When you have really great local pecans, as we do, well there is no excuse for not making pecan sandies. They are basically a shortbread – lots of butter and no eggs. The sweetness of the pecans really comes through and the crunch topping of sugar just seals the deal. I made these at the request of a friend that I was going to see for about a day in Tallahassee. She’s a huge chocolate fan, and I, am not. But she mentioned liking pecans and I just knew what I had to make. I had this recipe for years and sort of misplaced it, but thanks to the wonder that is google, I found it again a couple of years ago. It is truly amazing and really simple. Make it one day, let it refrigerate over night and bake the next day. Mine are never round.  None of my refrigerator cookies/crackers are. They are odd rectangular-ish things, but who cares? They taste great!

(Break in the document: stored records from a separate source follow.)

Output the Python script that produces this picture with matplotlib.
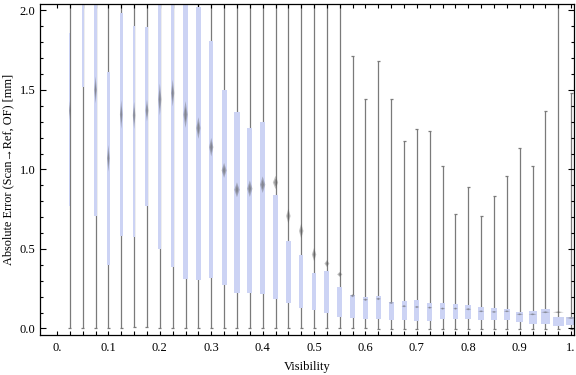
import numpy as np
import matplotlib.pyplot as plt

# box-whisker data (one box per visibility bin)
visibility = [0.025, 0.05, 0.075, 0.1, 0.125, 0.15, 0.175, 0.2, 0.225, 0.25,
              0.275, 0.3, 0.325, 0.35, 0.375, 0.4, 0.425, 0.45, 0.475, 0.5,
              0.525, 0.55, 0.575, 0.6, 0.625, 0.65, 0.675, 0.7, 0.725, 0.75,
              0.775, 0.8, 0.825, 0.85, 0.875, 0.9, 0.925, 0.95, 0.975, 1.0]

q1 = [0.77, 1.52, 0.71, 0.40, 0.58, 0.578, 0.772, 0.499, 0.385, 0.312,
      0.307, 0.316, 0.274, 0.226, 0.226, 0.217, 0.186, 0.163, 0.131, 0.117,
      0.100, 0.074, 0.064, 0.060, 0.060, 0.054, 0.054, 0.047, 0.047, 0.060,
      0.060, 0.060, 0.054, 0.054, 0.054, 0.041, 0.028, 0.028, 0.016, 0.022]

q3 = [1.86, 2.40, 2.30, 1.61, 1.985, 1.90, 1.897, 2.20, 2.20, 2.10,
      2.02, 1.81, 1.50, 1.364, 1.258, 1.30, 0.841, 0.547, 0.463, 0.348,
      0.362, 0.263, 0.211, 0.198, 0.205, 0.167, 0.173, 0.180, 0.161, 0.161,
      0.154, 0.148, 0.135, 0.129, 0.123, 0.104, 0.110, 0.123, 0.072, 0.072]

whisker_lo = [0.002, 0.002, 0.003, 0.005, 0.004, 0.011, 0.011, 0.004, 0.004, 0.006,
              0.006, 0.005, 0.005, 0.005, 0.005, 0.005, 0.005, 0.005, 0.005, 0.005,
              0.005, 0.005, 0.003, 0.002, -0.002, -0.002, -0.002, -0.002, -0.002, -0.002,
              -0.003, -0.002, -0.002, -0.002, -0.002, -0.003, -0.003, -0.003, -0.003, -0.003]

whisker_hi = [2.5, 2.5, 2.5, 2.5, 2.5, 2.5, 2.5, 2.5, 2.5, 2.5,
              2.5, 2.5, 2.5, 2.5, 2.5, 2.5, 2.5, 2.5, 2.5, 2.5,
              2.5, 2.5, 1.71, 1.44, 1.68, 1.44, 1.18, 1.255, 1.242, 1.024,
              0.719, 0.889, 0.704, 0.830, 0.961, 1.135, 1.022, 1.368, 2.5, 1.481]

mean = [1.37, 2.30, 1.50, 1.07, 1.345, 1.34, 1.37, 1.44, 1.48, 1.345,
        1.26, 1.14, 0.994, 0.872, 0.879, 0.904, 0.918, 0.707, 0.613, 0.465,
        0.408, 0.340, 0.206, 0.181, 0.186, 0.161, 0.140, 0.135, 0.131, 0.125,
        0.125, 0.121, 0.108, 0.104, 0.108, 0.089, 0.089, 0.102, 0.102, 0.066]

mean_ci = [0.06, 0.08, 0.085, 0.084, 0.09, 0.085, 0.068, 0.10, 0.084, 0.084,
           0.068, 0.058, 0.047, 0.047, 0.052, 0.052, 0.042, 0.047, 0.047, 0.042,
           0.022, 0.016, 0.010, 0.008, 0.008, 0.007, 0.007, 0.007, 0.007, 0.007,
           0.007, 0.007, 0.006, 0.006, 0.006, 0.006, 0.006, 0.006, 0.006, 0.006]

# box widths in pixels (they vary from bin to bin)
box_px = [1.3, 2.3, 2.7, 2.7, 2.7, 2.7, 3.0, 3.3, 3.3, 4.3,
          4.3, 4.3, 5.0, 5.3, 5.3, 5.3, 5.3, 4.5, 4.5, 4.5,
          5.0, 5.3, 4.7, 5.0, 5.0, 5.0, 5.0, 5.0, 5.0, 5.0,
          4.5, 6.0, 6.0, 6.0, 6.0, 7.0, 8.0, 9.0, 11.0, 10.0]

xticks = [0.0, 0.1, 0.2, 0.3, 0.4, 0.5, 0.6, 0.7, 0.8, 0.9, 1.0]
xticklabels = ["0.", "0.1", "0.2", "0.3", "0.4", "0.5", "0.6", "0.7", "0.8", "0.9", "1."]
yticks = [0.0, 0.5, 1.0, 1.5, 2.0]
yticklabels = ["0.0", "0.5", "1.0", "1.5", "2.0"]

plt.rcParams['font.family'] = ['Liberation Serif', 'DejaVu Serif']

fig = plt.figure(figsize=(5.76, 3.75), dpi=100)
ax = fig.add_axes([0.0686, 0.1067, 0.9279, 0.8826])

xlim = (-0.034, 1.0055)
ax.set_xlim(*xlim)
ax.set_ylim(-0.041, 2.04)

px = (xlim[1] - xlim[0]) / (0.9279 * 576)   # data units per pixel along x
x = np.array(visibility)
w = np.array(box_px) * px
cap = 3.0 * px

box_col = '#ccd3f4'
wh_col = '#7a7a7a'

# whiskers
ax.vlines(x, whisker_lo, whisker_hi, color=wh_col, lw=0.9, zorder=1)
ax.hlines(whisker_lo, x - cap / 2, x + cap / 2, color=wh_col, lw=0.9, zorder=1)
ax.hlines(whisker_hi, x - cap / 2, x + cap / 2, color=wh_col, lw=0.9, zorder=1)

# boxes
ax.bar(x, np.array(q3) - np.array(q1), bottom=q1, width=w, color=box_col,
       linewidth=0, zorder=2)

# mean diamonds (soft, like the smudged markers of the original)
for xi, wi, m, h in zip(x, w, mean, mean_ci):
    ax.fill([xi - wi / 2, xi, xi + wi / 2, xi], [m, m + h, m, m - h],
            color='#555555', alpha=0.35, lw=0, zorder=3)
    ax.fill([xi - wi / 4, xi, xi + wi / 4, xi], [m, m + h * 0.6, m, m - h * 0.6],
            color='#555555', alpha=0.4, lw=0, zorder=3)

ax.set_xticks(xticks)
ax.set_xticklabels(xticklabels)
ax.set_xticks(np.arange(0, 1.001, 0.025), minor=True)
ax.set_yticks(yticks)
ax.set_yticklabels(yticklabels)
ax.set_yticks(np.arange(0, 2.001, 0.1), minor=True)

ax.tick_params(which='both', direction='in', top=True, right=True,
               labelsize=9, width=0.8, colors='black')
ax.tick_params(axis='x', which='both', length=2.6, pad=5)
ax.tick_params(axis='y', which='major', length=4.3, pad=3)
ax.tick_params(axis='y', which='minor', length=2.4)

for s in ax.spines.values():
    s.set_linewidth(0.9)

ax.set_xlabel("Visibility", fontsize=9, labelpad=5)
ax.set_ylabel("Absolute Error (Scan\u2192Ref, OF) [mm]", fontsize=8.8, labelpad=4)

fig.savefig("out.png", dpi=100)
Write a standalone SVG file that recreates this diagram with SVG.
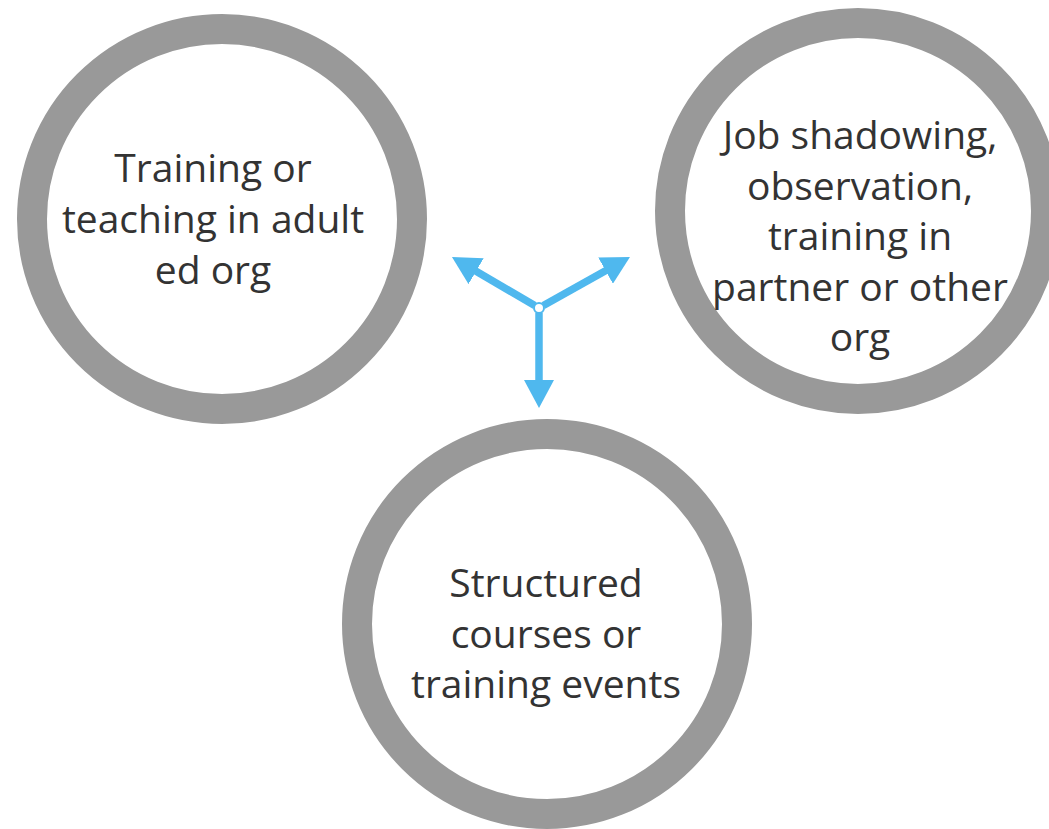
<svg xmlns="http://www.w3.org/2000/svg" width="1049" height="829" viewBox="0 0 1049 829">
  <style>
    .ring { fill: #ffffff; stroke: #999999; stroke-width: 30; }
    .label { font-family: "Open Sans", "Noto Sans", "DejaVu Sans", sans-serif; font-size: 39px; fill: #333333; text-anchor: middle; }
    .arm { stroke: #4FB8EE; stroke-width: 7.5; fill: none; marker-end: url(#head); }
  </style>
  <defs>
    <marker id="head" viewBox="0 0 28 30" refX="2" refY="15" markerWidth="28" markerHeight="30" markerUnits="userSpaceOnUse" orient="auto">
      <path d="M0,0 L28,15 L0,30 z" fill="#4FB8EE"/>
    </marker>
  </defs>
  <rect width="1049" height="829" fill="#ffffff"/>

  <g id="node-adult-ed">
    <circle class="ring" cx="222" cy="219" r="190"/>
    <text class="label" x="213" y="182">Training or</text>
    <text class="label" x="213" y="233">teaching in adult</text>
    <text class="label" x="213" y="284">ed org</text>
  </g>

  <g id="node-job-shadowing">
    <circle class="ring" cx="858" cy="211" r="188"/>
    <text class="label" x="860" y="149">Job shadowing,</text>
    <text class="label" x="860" y="200">observation,</text>
    <text class="label" x="860" y="250">training in</text>
    <text class="label" x="860" y="301">partner or other</text>
    <text class="label" x="860" y="351">org</text>
  </g>

  <g id="node-structured-courses">
    <circle class="ring" cx="547" cy="624" r="190"/>
    <text class="label" x="546" y="597">Structured</text>
    <text class="label" x="546" y="648">courses or</text>
    <text class="label" x="546" y="698">training events</text>
  </g>

  <g id="connectors">
    <line class="arm" x1="534.7" y1="305.5" x2="474.4" y2="270.2"/>
    <line class="arm" x1="543.4" y1="305.6" x2="607.3" y2="269.7"/>
    <line class="arm" x1="539" y1="313" x2="539" y2="382"/>
    <circle cx="539" cy="308" r="5" fill="#ffffff" stroke="#4FB8EE" stroke-width="2"/>
  </g>
</svg>
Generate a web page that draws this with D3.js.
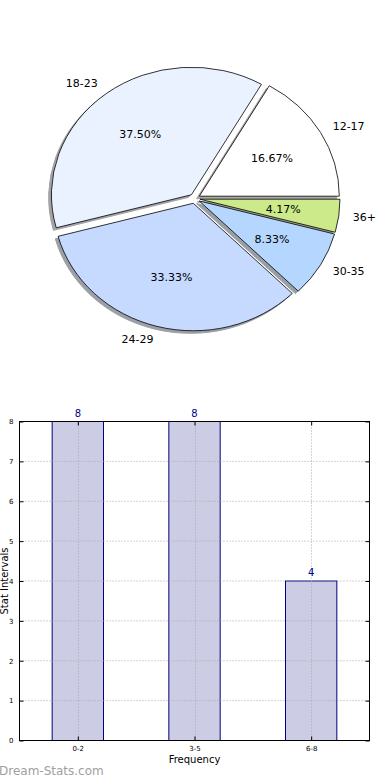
<!DOCTYPE html>
<meta charset="utf-8">
<style>
body { margin: 0; background: #fff; }
svg { display: block; font-family: "DejaVu Sans", sans-serif; }
</style>
<body>
<div id="chart"></div>
<script src="https://d3js.org/d3.v7.min.js"></script>
<script>

// pie data (age groups)
var ageLabels = ['12-17', '18-23', '24-29', '30-35', '36+'];
var ageShares = [16.67, 37.50, 33.33, 8.33, 4.17];
var ageColors = ['#ffffff', '#ebf2ff', '#c6d9ff', '#b5d7ff', '#cdea8a'];

// bar data
var freqCats = ['0-2', '3-5', '6-8'];
var freqVals = [8, 8, 4];
var yTicks = [0, 1, 2, 3, 4, 5, 6, 7, 8];

var W = 390, H = 780;
var svg = d3.select('#chart').append('svg')
  .attr('width', W)
  .attr('height', H);

drawPie();
drawBars();

function drawPie(){
  // the pie is stretched, so work on a unit circle and scale it
  var cx = 194.7, cy = 198.6, rx = 140, ry = 127.5;
  var explode = 0.038;

  var pie = d3.pie().sort(null)
    .startAngle(Math.PI / 2)
    .endAngle(Math.PI / 2 - 2 * Math.PI);
  var arcs = pie(ageShares);
  var arc = d3.arc().innerRadius(0).outerRadius(1);

  function mid(d){ return (d.startAngle + d.endAngle) / 2; }
  // unit direction on screen
  function dir(d){ var a = mid(d); return [Math.sin(a), -Math.cos(a)]; }
  function centre(d){
    var u = dir(d);
    return [cx + explode * rx * u[0], cy + explode * ry * u[1]];
  }

  var g = svg.append('g');

  // shadows first, below every wedge
  g.selectAll('path.shadow').data(arcs).enter().append('path')
    .attr('class', 'shadow')
    .attr('d', arc)
    .attr('transform', function(d){
      var c = centre(d);
      return 'translate(' + (c[0] - 0.02 * rx) + ',' + (c[1] + 0.02 * ry) + ') scale(' + rx + ',' + ry + ')';
    })
    .attr('vector-effect', 'non-scaling-stroke')
    .style('fill', function(d, i){ var c = d3.rgb(ageColors[i]); return d3.rgb(c.r * 0.3, c.g * 0.3, c.b * 0.3); })
    .style('stroke', function(d, i){ var c = d3.rgb(ageColors[i]); return d3.rgb(c.r * 0.3, c.g * 0.3, c.b * 0.3); })
    .style('stroke-width', 1)
    .style('opacity', 0.5);

  g.selectAll('path.wedge').data(arcs).enter().append('path')
    .attr('class', 'wedge')
    .attr('d', arc)
    .attr('transform', function(d){
      var c = centre(d);
      return 'translate(' + c[0] + ',' + c[1] + ') scale(' + rx + ',' + ry + ')';
    })
    .attr('vector-effect', 'non-scaling-stroke')
    .style('fill', function(d, i){ return ageColors[i]; })
    .style('stroke', '#000')
    .style('stroke-width', 0.8);

  // outer labels at 1.1 r
  g.selectAll('text.lbl').data(arcs).enter().append('text')
    .attr('class', 'lbl')
    .attr('x', function(d){ return centre(d)[0] + 1.1 * rx * dir(d)[0]; })
    .attr('y', function(d){ return centre(d)[1] + 1.1 * ry * dir(d)[1]; })
    .attr('dy', '0.35em')
    .attr('text-anchor', function(d){ return dir(d)[0] > 0 ? 'start' : 'end'; })
    .style('font-size', '11px')
    .style('fill', '#000')
    .text(function(d, i){ return ageLabels[i]; });

  // percentages at 0.6 r
  g.selectAll('text.pct').data(arcs).enter().append('text')
    .attr('class', 'pct')
    .attr('x', function(d){ return centre(d)[0] + 0.6 * rx * dir(d)[0]; })
    .attr('y', function(d){ return centre(d)[1] + 0.6 * ry * dir(d)[1]; })
    .attr('dy', '0.35em')
    .attr('text-anchor', 'middle')
    .style('font-size', '11px')
    .style('fill', '#000')
    .text(function(d){ return d.data.toFixed(2) + '%'; });
}

function drawBars(){
  var left = 19.5, right = 369.5, top = 421.5, bottom = 740.5;
  var barW = 0.44;

  var x = d3.scaleLinear().domain([-0.5, 2.5]).range([left, right]);
  var y = d3.scaleLinear().domain([0, 8]).range([bottom, top]);

  var g = svg.append('g');

  g.selectAll('rect.bar').data(freqVals).enter().append('rect')
    .attr('class', 'bar')
    .attr('x', function(d, i){ return x(i - barW / 2); })
    .attr('width', function(){ return x(barW) - x(0); })
    .attr('y', function(d){ return y(d); })
    .attr('height', function(d){ return y(0) - y(d); })
    .style('fill', '#cccce4')
    .style('stroke', '#000080')
    .style('stroke-width', 1);

  // dotted grid over the bars
  g.selectAll('line.gy').data(yTicks.slice(1, -1)).enter().append('line')
    .attr('x1', left).attr('x2', right)
    .attr('y1', function(d){ return y(d); })
    .attr('y2', function(d){ return y(d); })
    .style('stroke', '#a8a8a8')
    .style('stroke-dasharray', '1,2');

  g.selectAll('line.gx').data(freqCats).enter().append('line')
    .attr('x1', function(d, i){ return Math.round(x(i)) + 0.5; })
    .attr('x2', function(d, i){ return Math.round(x(i)) + 0.5; })
    .attr('y1', top).attr('y2', bottom)
    .style('stroke', '#a8a8a8')
    .style('stroke-dasharray', '1,2');

  // axes with inward ticks
  var yl = d3.axisLeft(y).tickValues(yTicks).tickSizeInner(-4).tickSizeOuter(0).tickPadding(6);
  var yr = d3.axisRight(y).tickValues(yTicks).tickSizeInner(-4).tickSizeOuter(0).tickFormat('');
  var xb = d3.axisBottom(x).tickValues([0, 1, 2]).tickSizeInner(-4).tickSizeOuter(0).tickPadding(6)
    .tickFormat(function(d){ return freqCats[d]; });
  var xt = d3.axisTop(x).tickValues([0, 1, 2]).tickSizeInner(-4).tickSizeOuter(0).tickFormat('');

  function style(sel){
    sel.select('.domain').remove();
    sel.selectAll('line').style('stroke', '#000');
    sel.selectAll('text').style('font-size', '7px').style('font-family', '"DejaVu Sans", sans-serif').style('fill', '#000');
  }
  g.append('g').attr('transform', 'translate(' + left + ',0)').call(yl).call(style);
  g.append('g').attr('transform', 'translate(' + right + ',0)').call(yr).call(style);
  g.append('g').attr('transform', 'translate(0,' + bottom + ')').call(xb).call(style);
  g.append('g').attr('transform', 'translate(0,' + top + ')').call(xt).call(style);

  g.append('rect')
    .attr('x', left).attr('y', top)
    .attr('width', right - left).attr('height', bottom - top)
    .style('fill', 'none')
    .style('stroke', '#000')
    .style('stroke-width', 1);

  // value labels
  g.selectAll('text.val').data(freqVals).enter().append('text')
    .attr('class', 'val')
    .attr('x', function(d, i){ return x(i); })
    .attr('y', function(d){ return y(d) - 5; })
    .attr('text-anchor', 'middle')
    .style('font-size', '10px')
    .style('fill', '#00008b')
    .text(function(d){ return d; });

  g.append('text')
    .attr('x', (left + right) / 2)
    .attr('y', 763)
    .attr('text-anchor', 'middle')
    .style('font-size', '10px')
    .text('Frequency');

  g.append('text')
    .attr('transform', 'translate(8,' + y(4) + ') rotate(-90)')
    .attr('text-anchor', 'middle')
    .style('font-size', '10px')
    .text('Stat Intervals');

  svg.append('text')
    .attr('x', -1)
    .attr('y', 775)
    .style('font-size', '12px')
    .style('fill', '#a0a0a0')
    .text('Dream-Stats.com');
}

</script>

16 Tbs unsalted butter, room temperature
1/3 cup sugar, plus more for sprinkling
1/2 tsp salt
2 tsp vanilla extract
2 cups all purpose flour
1 1/2 cups pecans, coarsely chopped

In the bowl of a stand mixer, beat butter and 1/3 cup sugar and salt at medium speed until light and fluffy, about 3 minutes. Beat in vanilla, and in low speed, scraping down the bowl until the dough just comes together. Add the pecans and beat just until the are incorporated and lightly broken up. Divide dough in half and form into 2 inch thick logs and wrap in plastic and refrigerate overnight.
Preheat oven to 350 degrees. Line a baking sheet with parchment. Cut dough into 1/4 inch thick slices, arrange on baking sheet, and sprinkle with sugar.
Bake for 20 minutes or until lightly golden brown, turning half way through. Let cool on baking sheet for a few minutes and then transfer to rack to cool completely.